Jorge Mauro: Okay. But do you think that credit cards still has potential or the level we have seen today is the great penetration of credit cards that Argentina may have? So very limited growth in a way.

Diego Cesarini: No, I think — we think that they still have potential. But as I said before, mortgages come from scratch. They weigh nothing in bank’s balance sheets. The same happens with other long term loans. So, they should grow more. Credit cards will still — we think that they will still be growing above inflation, but not as much as the other lines. In the case of our bank, we are strong on credit cards. We have a market share that is above our average market share. So, we feel very comfortable with that level and probably we will keep that high market share in the future.

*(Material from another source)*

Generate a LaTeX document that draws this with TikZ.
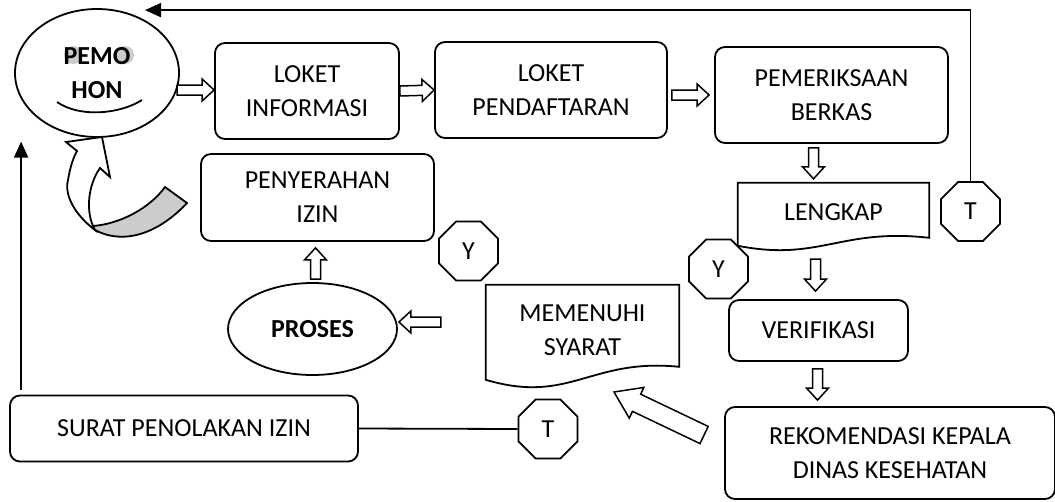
\documentclass[tikz,border=0pt]{standalone}
\usepackage{fontspec}
\setmainfont{Carlito}
\usetikzlibrary{shapes.geometric,calc,arrows.meta}

\tikzset{
  txt/.style={font=\fontsize{26}{34}\selectfont, align=center},
  bold/.style={font=\fontsize{26}{34}\selectfont\bfseries},
  box/.style={txt, draw, line width=1.8pt, rounded corners=10pt},
  oval/.style={txt, draw, line width=1.8pt, ellipse, inner sep=0pt},
  octa/.style={txt, draw, fill=white, line width=1.8pt, regular polygon, regular polygon sides=8, minimum size=64pt, inner sep=0pt},
  doc/.style={txt, inner sep=0pt},
  line/.style={line width=1.8pt},
  tip/.style={-{Triangle[length=16pt,width=14pt]}},
  blockarr/.style n args={3}{draw, fill=white, line width=1.5pt, to path={
    let \p1=(\tikztostart), \p2=(\tikztotarget), \p3=($(\p2)!#3!(\p1)$) in
    ($(\p1)!#1!-90:(\p2)$) -- ($(\p3)!#1!90:(\p1)$) -- ($(\p3)!#2!90:(\p1)$) -- (\p2)
    -- ($(\p3)!#2!-90:(\p1)$) -- ($(\p3)!#1!-90:(\p1)$) -- ($(\p1)!#1!90:(\p2)$) -- cycle}},
  openarr/.style={blockarr={5pt}{11pt}{12pt}}
}

\begin{document}
\begin{tikzpicture}[x=1pt,y=-1pt]
\useasboundingbox (0,0) rectangle (1055,501);

% pemohon with its face
\fill[gray!40] (73,55) circle[radius=9pt];
\fill[gray!40] (125,55) circle[radius=9pt];
\node[oval, bold, minimum width=164pt, minimum height=128pt] (pemohon) at (97,73) {PEMO\\HON};
\draw[line] (57,102) .. controls (80,118) and (120,114) .. (142,100);

% curved arrow back to pemohon
\filldraw[line, fill=white] (100,168) .. controls (88,185) and (86,210) .. (93,226) -- (95,230)
  .. controls (75,215) and (64,195) .. (68,180) .. controls (70,168) and (73,158) .. (77,151)
  -- (66,142) -- (102,137) -- (110,177) -- cycle;
\filldraw[line, fill=gray!40] (93,226) .. controls (120,224) and (150,208) .. (165,187) -- (187,203)
  .. controls (160,232) and (125,246) .. (95,230) -- cycle;

\node[box, minimum width=184pt, minimum height=96pt] (info) at (307,91) {LOKET\\INFORMASI};
\node[box, minimum width=232pt, minimum height=96pt] (daftar) at (551,90) {LOKET\\PENDAFTARAN};
\node[box, minimum width=233pt, minimum height=96pt] (periksa) at (831.5,95) {PEMERIKSAAN\\BERKAS};

\node[doc, minimum width=191pt, minimum height=58pt] (lengkap) at (833.5,212) {LENGKAP};
\draw[line] (lengkap.north west) -- (lengkap.north east) -- ++(0,55)
  .. controls +(-89,-10) and +(82,16) .. ([yshift=-63pt]lengkap.north west) -- cycle;
\node[octa] (tlengkap) at (970.5,211.5) {T};
\node[octa] (ylengkap) at (718.5,269) {Y};

\node[box, minimum width=179pt, minimum height=61pt] (verif) at (818.5,330.5) {VERIFIKASI};
\node[box, minimum width=330pt, minimum height=92pt] (rekom) at (890,453) {REKOMENDASI KEPALA\\DINAS KESEHATAN};

\node[doc, minimum width=193pt, minimum height=91pt] (memenuhi) at (582.5,330.5) {MEMENUHI\\SYARAT};
\draw[line] (memenuhi.north west) -- (memenuhi.north east) -- ++(0,82)
  .. controls +(-89,-9) and +(84,25) .. ([yshift=-95pt]memenuhi.north west) -- cycle;
\node[octa] (ysyarat) at (468.5,251) {Y};
\node[octa] (tsyarat) at (548,429) {T};
\coordinate (tipsyarat) at (614,392);

\node[oval, bold, minimum width=169pt, minimum height=92pt] (proses) at (312.5,329) {PROSES};
\node[box, minimum width=233pt, minimum height=87pt] (serah) at (317.5,197.5) {PENYERAHAN\\IZIN};
\node[box, minimum width=348pt, minimum height=66pt] (surat) at (184,428.5) {SURAT PENOLAKAN IZIN};

% block arrows
\draw[openarr] (pemohon.-12) to (info.west |- pemohon.-12);
\draw[openarr] (info.east) to (daftar.west);
\draw[openarr] ($(daftar.east |- periksa.west)+(4,0)$) to ($(periksa.west)+(-5,0)$);
\draw[openarr] ($(periksa.south)+(-18,4)$) to ($(lengkap.north)+(-20,-4)$);
\draw[openarr] ($(verif.north |- lengkap.south)+(-3,18)$) to ($(verif.north)+(-3,-8)$);
\draw[openarr] ($(verif.south)+(-1,7)$) to ($(verif.south |- rekom.north)+(-1,-6)$);
\draw[blockarr={9.5pt}{17pt}{25pt}] ($(rekom.west)+(-20,-18)$) to (tipsyarat);
\draw[openarr] ($(proses.east)+(43,-7)$) to ($(proses.east)+(1,-7)$);
\draw[openarr] ($(proses.north)+(3,-3)$) to ($(proses.north |- serah.south)+(3,6)$);

% plain lines
\draw[line] (surat.east) -- (tsyarat.west);
\draw[line, tip] ($(surat.north west)+(12,-5)$) -- ++(0,-248);
\draw[line, tip] (tlengkap.north) |- ($(pemohon.north)+(48,2)$);
\end{tikzpicture}
\end{document}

Jorge Mauro: Thank you very much.

Operator: Next question from Brian Flores with Citi.

Brian Flores: Hi, team, just a quick follow up on the last question. I think it’s a very interesting point. So just wanted to understand, are you seeing on average the duration of your portfolio already increasing or is this something that should happen still? Just wanted to understand how quickly this could be happening or not? Thank you.

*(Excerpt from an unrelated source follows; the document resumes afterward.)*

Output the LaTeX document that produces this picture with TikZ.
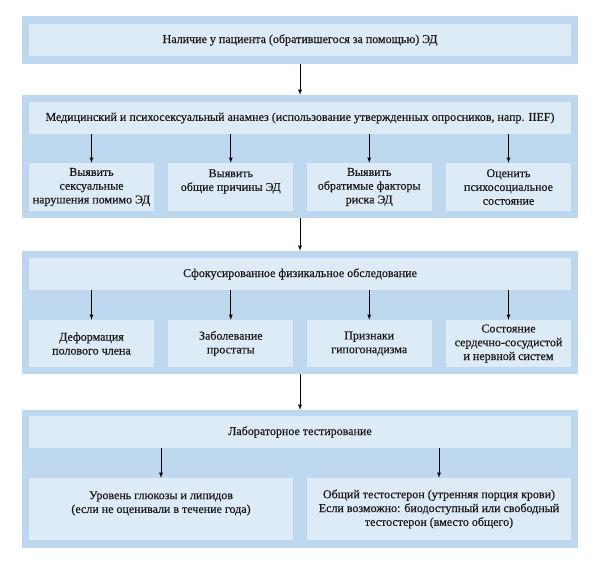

Diego Cesarini: Hi, Brian. Yes, we see that our duration is increasing mainly because of consumer loans. We have also grown last year and this year on SMEs, loans that have longer terms than we had in the past. In the past, the usual product for an SME was discount of checks, documents, very short term, 60 days, 90 days. And since mid-year of 2024, we have seen more demand on investing lines. So, yes, it’s definitely — the duration is growing. On average, we are still short. In our presentation, we have some figures, some charts regarding durations and you can see that most of our loans still are below one year tenure, but in the future, we can expect duration to go longer. We are also growing on mortgages, still very — it doesn’t represent an important part of our loan portfolio. But in the future, we could also expect that line to weigh more.

Brian Flores: Perfect. I’m sorry for the follow up here. But on the last point, do you think securitization or the ability to do securitization is I would say a requirement for us to see mortgages in your portfolio to really gain relevance or even for the system?

Diego Cesarini: Well, we think that you cannot keep this level of growth in mortgages in the long term if we do not have long term funding. Securitization is one alternative, but could also — could have, as in other countries, some long-term bond market. We have that in Argentina, but it’s still very shallow market with small volume, short terms. For example, you cannot issue a bond of more than a year and half or two years and volumes would still be very, very low. So yes, definitely we need some change in funding to keep this trend in mortgages. At this moment, we cannot be sure that that will happen. But if we think that Argentina is normalizing, our capital markets should also get more complex and some long term investors should be able to buy mortgages or to provide us with some long term funding. That is our expectation in the short term and midterm. We can still grow on these lines, but for the long term, we need some changes in our funding.

Brian Flores: Thank you. Thank you very much.

Operator: Please hold while we poll for questions. We are showing no further questions at this time. This concludes the question-and-answer section. I would now like to turn it over to BBVA’s team for closing remarks.

Belén Fourcade: Well, thank you all for joining us today. And if you have any further questions, do not hesitate to reach out. Have a nice day. Have a nice week. Thank you.

Operator: This concludes the presentation. You may disconnect now, and have a nice day.